Statute of Limitations
A patient must file a lawsuit within 2 years of the act or omission by a medical practitioner that caused harm to the patient. If an injury is not found until up to 6 years later, the patient must then bring the suit within 6 months of that discovery. If an injury is found more than 6 years later, the statute of limitations applies, and the patient cannot file a medical malpractice lawsuit.
A defendant in a medical malpractice lawsuit is financially liable to the degree that the court determines he can be held at fault for the injury. The responsibility for paying any damages to the plaintiff is distributed among all the liable parties in proportion to their degree of fault in causing the injury.
If the plaintiff has a degree of fault for the injury, the compensatory and punitive damages are reduced proportionally. In the case that the plaintiff is held to be the party most at fault for the injury, any recovery of punitive or noneconomic damages is forbidden.

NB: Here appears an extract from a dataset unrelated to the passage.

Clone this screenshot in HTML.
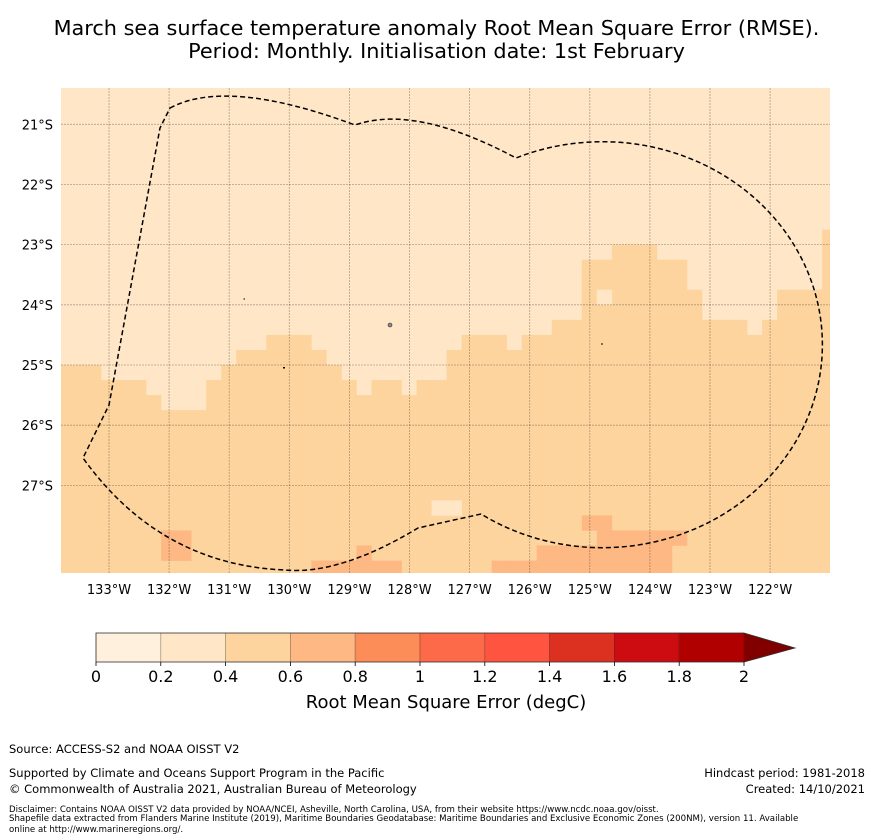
<!DOCTYPE html>
<html><head><meta charset="utf-8"><style>
body{margin:0;background:#fff;font-family:"DejaVu Sans","Liberation Sans",sans-serif;}
#wrap{position:relative;width:873px;height:839px;overflow:hidden;}
.t{position:absolute;white-space:nowrap;color:#000;}
</style></head><body>
<div id="wrap">
<div class="t" style="left:0;width:873px;top:17px;text-align:center;font-size:20.8px;line-height:23px;">March sea surface temperature anomaly Root Mean Square Error (RMSE).<br>Period: Monthly. Initialisation date: 1st February</div>
<svg id="svg" width="873" height="839" style="position:absolute;left:0;top:0">
<defs><clipPath id="mc"><rect x="61" y="88" width="769" height="485"/></clipPath></defs>
<g id="cells" clip-path="url(#mc)"></g>
<g id="grid" clip-path="url(#mc)"></g>
<g clip-path="url(#mc)">
<path d="M170,108 Q227,77.5 355,125 Q415,104 516,158 A220 203 0 1 1 481,514 L418,528 Q340,575 285,570 Q160,565 83,458 L109,405 L160,128 Z" fill="none" stroke="#000" stroke-width="1.5" stroke-dasharray="5,3"/>
<circle cx="390" cy="325" r="2" fill="#888" stroke="#333" stroke-width="0.6"/>
<rect x="243.5" y="298.5" width="1.5" height="1" fill="#000"/>
<rect x="283" y="367" width="2" height="1.5" fill="#000"/>
<rect x="601" y="343.5" width="2" height="1" fill="#000"/>
</g>
<g id="axes"></g>
<g id="cbar"></g>
</svg>
<div class="t" style="left:0;width:892px;text-align:center;top:692px;font-size:18px;">Root Mean Square Error (degC)</div>
<div class="t" style="left:9px;top:742px;font-size:11.5px;">Source: ACCESS-S2 and NOAA OISST V2</div>
<div class="t" style="left:9px;top:766px;font-size:11.5px;">Supported by Climate and Oceans Support Program in the Pacific</div>
<div class="t" style="left:9px;top:782px;font-size:11.5px;">© Commonwealth of Australia 2021, Australian Bureau of Meteorology</div>
<div class="t" style="right:8px;top:766px;font-size:11.5px;">Hindcast period: 1981-2018</div>
<div class="t" style="right:8px;top:782px;font-size:11.5px;">Created: 14/10/2021</div>
<div class="t" style="left:9px;top:806px;font-size:8.6px;line-height:9px;">Disclaimer: Contains NOAA OISST V2 data provided by NOAA/NCEI, Asheville, North Carolina, USA, from their website https://www.ncdc.noaa.gov/oisst.<br>Shapefile data extracted from Flanders Marine Institute (2019), Maritime Boundaries Geodatabase: Maritime Boundaries and Exclusive Economic Zones (200NM), version 11. Available<br><span style="line-height:13px">online at http://www.marineregions.org/.</span></div>
</div>
<script>
// Data
const boundaryLat = [25,25,25,25.25,25.25,25.25,25.5,25.75,25.75,25.75,25.25,25,24.75,24.75,24.5,24.5,24.5,24.75,25,25.25,25.5,25.25,25.25,25.5,25.25,25.25,24.75,24.5,24.5,24.5,24.75,24.5,24.5,24.25,24.25,23.25,23.25,23,23,23,23.25,23.25,23.75,24.25,24.25,24.25,24.5,24.25,23.75,23.75,23.75,22.75];
const upperVal = 0.3, lowerVal = 0.5;
const extraCol = [36,25,26,7,7,8,8,17,18,19,20,21,22,17,18,19,20,21,22,20,29,30,31,29,30,31,32,33,34,35,32,33,34,35,32,33,34,35,35,36,36,37,38,39,40,41,36,37,38,39,40,36,37,38,39,40,36,37,38,39,40];
const extraLat = [23.75,27.25,27.25,27.75,28,27.75,28,28.25,28.25,28.25,28.25,28.25,28.25,28.5,28.5,28.5,28.5,28.5,28.5,28,28.25,28.25,28.25,28.5,28.5,28.5,28,28,28,28,28.25,28.25,28.25,28.25,28.5,28.5,28.5,28.5,27.5,27.5,27.75,27.75,27.75,27.75,27.75,27.75,28,28,28,28,28,28.25,28.25,28.25,28.25,28.25,28.5,28.5,28.5,28.5,28.5];
const extraVal = [0.3,0.3,0.3,0.7,0.7,0.7,0.7,0.7,0.7,0.7,0.7,0.7,0.7,0.7,0.7,0.7,0.7,0.7,0.7,0.7,0.7,0.7,0.7,0.7,0.7,0.7,0.7,0.7,0.7,0.7,0.7,0.7,0.7,0.7,0.7,0.7,0.7,0.7,0.7,0.7,0.7,0.7,0.7,0.7,0.7,0.7,0.7,0.7,0.7,0.7,0.7,0.7,0.7,0.7,0.7,0.7,0.7,0.7,0.7,0.7,0.7];
const lonTicks = [133,132,131,130,129,128,127,126,125,124,123,122];
const latTicks = [21,22,23,24,25,26,27];
const cbTicks = [0,0.2,0.4,0.6,0.8,1,1.2,1.4,1.6,1.8,2];
const cbColors = ["#fff0de","#fee6c7","#fdd49e","#fdb883","#fc8d59","#fc6a4a","#ff5540","#dc3020","#cc0c10","#b10000"];

const lon0 = 133.883, cellDeg = 0.25;
const xS = lon => 109 + (133 - lon) * 60.1;
const yS = lat => 365 + (lat - 25) * 60.17;
const colorOf = v => cbColors[Math.max(0, Math.min(9, Math.floor(v / 0.2 + 1e-9)))];
const NS = "http://www.w3.org/2000/svg";
function mk(tag, attrs, parent){const e=document.createElementNS(NS,tag);for(const k in attrs)e.setAttribute(k,attrs[k]);parent.appendChild(e);return e;}

const cells = document.getElementById('cells');
const bg = mk('rect',{x:61,y:88,width:769,height:485,fill:colorOf(upperVal)},cells);


boundaryLat.forEach((lat,k)=>{
  const lonL = lon0 - k*cellDeg, lonR = lonL - cellDeg;
  const x1 = xS(lonL), x2 = xS(lonR), y1 = yS(lat);
  const r = mk('rect',{x:x1,y:y1,width:x2-x1+0.3,height:600-y1,fill:colorOf(lowerVal)},cells);
  
  
});
extraCol.forEach((k,i)=>{
  const lonL = lon0 - k*cellDeg, lonR = lonL - cellDeg;
  const x1 = xS(lonL), x2 = xS(lonR), y1 = yS(extraLat[i]), y2 = yS(extraLat[i]+cellDeg);
  const r = mk('rect',{x:x1,y:y1,width:x2-x1+0.3,height:y2-y1+0.3,fill:colorOf(extraVal[i])},cells);
  
  
});

const grid = document.getElementById('grid');
const axes = document.getElementById('axes');
lonTicks.forEach(l=>{
  const x = xS(l);
  const g = mk('line',{x1:x,x2:x,y1:88,y2:573,stroke:"#000","stroke-opacity":0.3,"stroke-width":0.8,"stroke-dasharray":"2,1"},grid);
  
  
  const t = mk('text',{x:x,y:594,"text-anchor":"middle","font-size":13,"font-family":"DejaVu Sans, Liberation Sans, sans-serif"},axes);
  t.textContent = l + "°W";
  
  
});
latTicks.forEach(l=>{
  const y = yS(l);
  const g = mk('line',{x1:61,x2:830,y1:y,y2:y,stroke:"#000","stroke-opacity":0.3,"stroke-width":0.8,"stroke-dasharray":"2,1"},grid);
  
  
  const t = mk('text',{x:53,y:y+5,"text-anchor":"end","font-size":13,"font-family":"DejaVu Sans, Liberation Sans, sans-serif"},axes);
  t.textContent = l + "°S";
  
  
});

const cb = document.getElementById('cbar');
const cx = v => 96 + v * 324;
cbColors.forEach((c,i)=>{
  const r = mk('rect',{x:cx(cbTicks[i]),y:633,width:cx(cbTicks[i+1])-cx(cbTicks[i]),height:29,fill:c,stroke:"rgba(0,0,0,0.25)","stroke-width":0.8},cb);
  
  
});
const ar = mk('polygon',{points:`${cx(2)},633 795,648 ${cx(2)},662`,fill:"#800000"},cb);


const fr = mk('path',{d:`M${cx(2)},633 L96,633 L96,662 L${cx(2)},662 L795,648 Z`,fill:"none",stroke:"#333","stroke-width":0.8},cb);


cbTicks.forEach(v=>{
  const x = cx(v);
  const tk = mk('line',{x1:x,x2:x,y1:662,y2:666,stroke:"#000","stroke-width":0.8},cb);
  
  
  const t = mk('text',{x:x,y:682,"text-anchor":"middle","font-size":16,"font-family":"DejaVu Sans, Liberation Sans, sans-serif"},cb);
  t.textContent = String(v);
  
  
});
</script>
</body></html>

Under the doctrine of ostensible agency, a hospital may be held responsible for neglect committed by a medical practitioner who it does not directly employ. Whether the hospital is found liable for that neglect depends on if the patient viewed himself as getting treated by the hospital or if he thought he was being treated by a medical practitioner who just happened to use the hospital’s facilities.
Michigan state law does limit the amount of noneconomic or punitive damages that a judge or jury may award a plaintiff who has suffered from neglect by a doctor or other medical practitioner. The law caps noneconomic damages at $280,000 for each claimant.
A successful plaintiff is also restricted in the amount compensation for attorney’s fees that he may collect. The law stipulates that attorney’s fees cannot exceed more than one third of the total compensatory and punitive damages awarded to a claimant.
To give sworn testimony in medical malpractice lawsuits in Michigan courts, medical practitioners must meet stringent criteria. To qualify, the prospective expert witness must be licensed and hold a board certification for his area of specialty. The witness’s specialty must be relevant to the injury that the plaintiff claims to have suffered.